Periodic Reporting for period 2 - SHIELD (Securing against intruders and other threats through a NFV-enabled environment)
Reporting period: 2017-09-01 to 2019-02-28
The ambition of SHIELD is to contribute towards addressing these challenges by designing and implementing an integrated framework for next-generation security-as-a-service (SecaaS) offerings.
Towards this aim, the SHIELD approach combines Network Functions Virtualisation (NFV), Big Data Analytics and Trusted Computing (TC), in order to provide an extensible, adaptable, fast, low-cost and trustworthy cybersecurity solution. It aims at delivering cybersecurity as an integrated service of virtual network infrastructures, which can be tailored for Internet Service Providers (ISPs) and enterprise customers - including SMEs - in equal terms. Virtualised Network Security Functions (vNSF) provide software instantiations of security appliances that can be dynamically deployed into a network infrastructure. In line with the NFV concept and going beyond traditional cloud-based SecaaS offers, vNSFs can be distributed within the network infrastructure close to the user/customer. This allows to radically optimize resource allocation, minimize costs and reduce incident response time.

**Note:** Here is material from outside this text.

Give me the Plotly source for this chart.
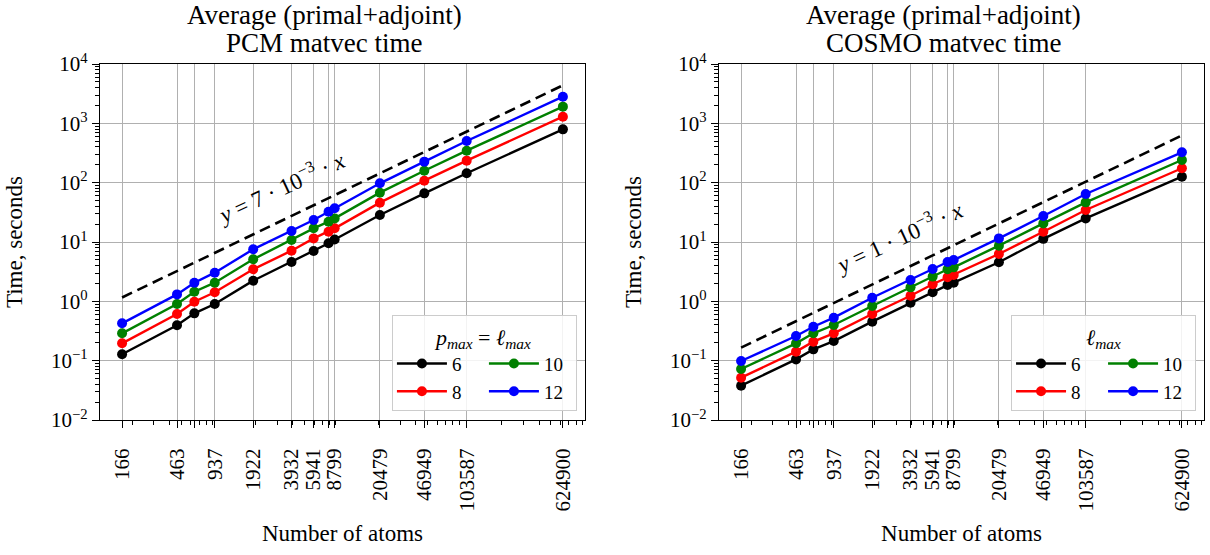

Furthermore, SHIELD envisages that data and logs from vNSFs are aggregated and fed into an information-driven Intrusion Detection and Prevention System (IDPS) platform called Data Analysis and Remediation Engine (DARE), featuring analytical components capable of predicting specific vulnerabilities and attacks. The DARE leverages state-of-the-art Big Data technologies in order to collect, store and process data from vNSFs and translate them into adversarial options, behaviours and intents. By centralising events and logs form multiple vNSFs, the DARE maintains the “big picture” of the network infrastructure status; thus it can infer events which cannot be detected by the individual vNSFs - and dynamically propose actions so as to automatically mitigate them.
Last but not least, in order to address security issues associated with software-based infrastructures, such as SDN/NFV, SHIELD leverages Trusted Computing (TC) aspects and mechanisms in order to attest both the software-defined network infrastructure as well as the virtualised security appliances (vNSFs) and the underlying infrastructure, protecting them against unauthorised modifications.
The SHIELD virtual security infrastructure can either used by the ISP internally for network monitoring and protection, but it can also be offered as-a-service to ISP customers; for this purpose, SHIELD establishes a “vNSF Store”, i.e. a repository of available virtual security functions (firewalls, DPIs, content filters etc.) from which the ISP customers can select the ones which best match their needs and deploy them to protect their infrastructure. This approach promotes openness and interoperability of security functions and offers an affordable, zero-CAPEX security solution for citizens and SMEs.
- The candidate use cases of the SHIELD framework were defined, identifying the involved stakeholders and the value chain, leading to a set of technical requirements.
- The implementation phase followed, focusing on the two main subsystems of the SHIELD framework, i.e. the DARE and the vNSF ecosystem (including the Attestation framework).
- System integration and testing followed several iterative cycles, putting together all components and assembling/verifying the end-to-end SHIELD framework.
- The evaluation and assessment phase was also carried out during the final phase of the project, including realistic lab-based usage scenarios, assessment in pre-operational conditions (under real traffic), as well as targeted demos with external stakeholders.
- Last, with respect to the communication and exploitation part, the communication activities included public online channels, articles in international conferences and journals, participations in exhibitions and targeted speeches. The exploitation activities included an analysis of the market landscape, the positioning of SHIELD, as well as a concrete business plan accompanied by a thorough techno-economic analysis.
Overall, the project has produced three main discrete results, in terms of technical development:
- The Data Analytics and Remediation Engine (DARE).
- The vNSF Ecosystem, consisting of the vNSFs and the vNSF management and orchestration (MANO) stack.
- The attestation framework, consisting of both hardware and software components.
All above results are jointly developed foreground and most of them have been publicly released as open-source software.
The envisaged impact of SHIELD includes:
- Addressing of all expected impacts targeted by the EC Work Programme (better management of cybersecurity information sources; more effective vulnerability remediation, enhanced prevention and detection; reducing the impact of incidents, increasing the level of awareness and preparedness)
- Improving the innovation capacity and fostering the integration of new knowledge, by enabling third-party services and algorithms to be easily integrated into the SHIELD system
- Offering competitive advantages for key stakeholders (telecom operators, ISPs, vendors, SMEs, cybersecurity agencies) by promoting the creation of an open ecosystem for cybersecurity infrastructure and services
- Bringing clear benefits to the society, by efficiently and effectively combating cybercrime and also improving the intelligence operations within the network - rather than the endpoints, whose level of protection mostly depends on the expertise of the end user/individual citizen.